Three players finished in the Top 10 of Heisman voting: third, Notre Dame’s Nick Eddy; sixth, Jones; and eighth, Hanratty.
Among the three classes on the field (freshmen were eligible until 1972), the talent including the juniors taken in the 1968 draft and the sophomores selected in the 1969 draft totaled 10 first-round picks, 42 overall draft picks, 33 pro players and 25 All-Americans.
There were only two other years the NFF stood alone, naming its national champion: Ohio State, in 1970, and Notre Dame, in 1964.
— In 1970, Ohio State (9-1) as NFF’s co-champion with Texas. Ohio State was 9-1 with its only loss in the Rose Bowl to No. 12 Stanford. Texas (10-1) was unbeaten with its only loss in the Cotton Bowl to No. 6 Notre Dame. Texas claimed the FWAA title outright and Nebraska (11-0-1) the outright UPI and FWAA crowns. Nebraska was tied by USC in the second week of the season, but the Cornhuskers won the Orange Bowl against LSU.
— In 1964, Notre Dame (9-1) was the NFF outright champion, while Alabama (10-1) won the AP and UPI polls and Arkansas (11-0) the FWAA title.

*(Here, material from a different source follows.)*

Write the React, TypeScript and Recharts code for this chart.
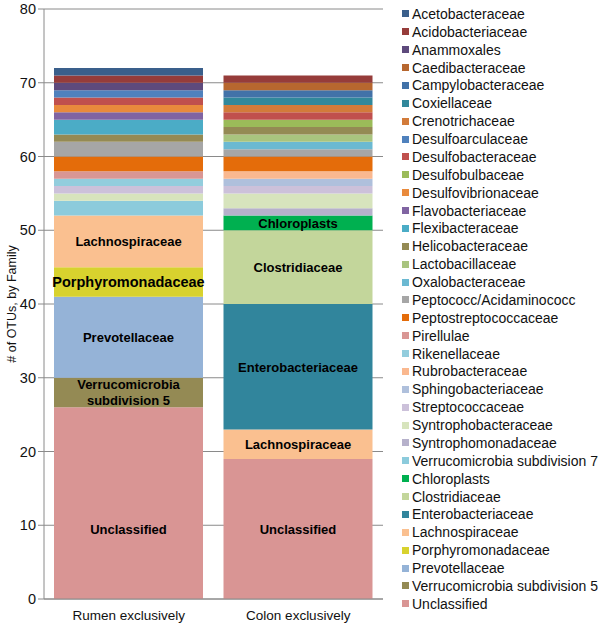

One year the NFF got it wrong, though, was 1978. USC (11-1) beat Alabama (11-1) head-to-head when the teams played the second week of the season at Legion Field in Birmingham. USC’s loss was when the Trojans were victims of a Arizona State and a crowd rabid over the school’s first year in the Pac-10 on a Saturday night at Sun Devil Stadium. The AP, FWAA and NFF voted Alabama the champion, while UPI got the head-to-head right with USC its national champ.
Throughout the poll era history, there is a pattern of Alabama coach Bear Bryant’s folk hero stature gaining favoritism in voting, especially among the southern voters.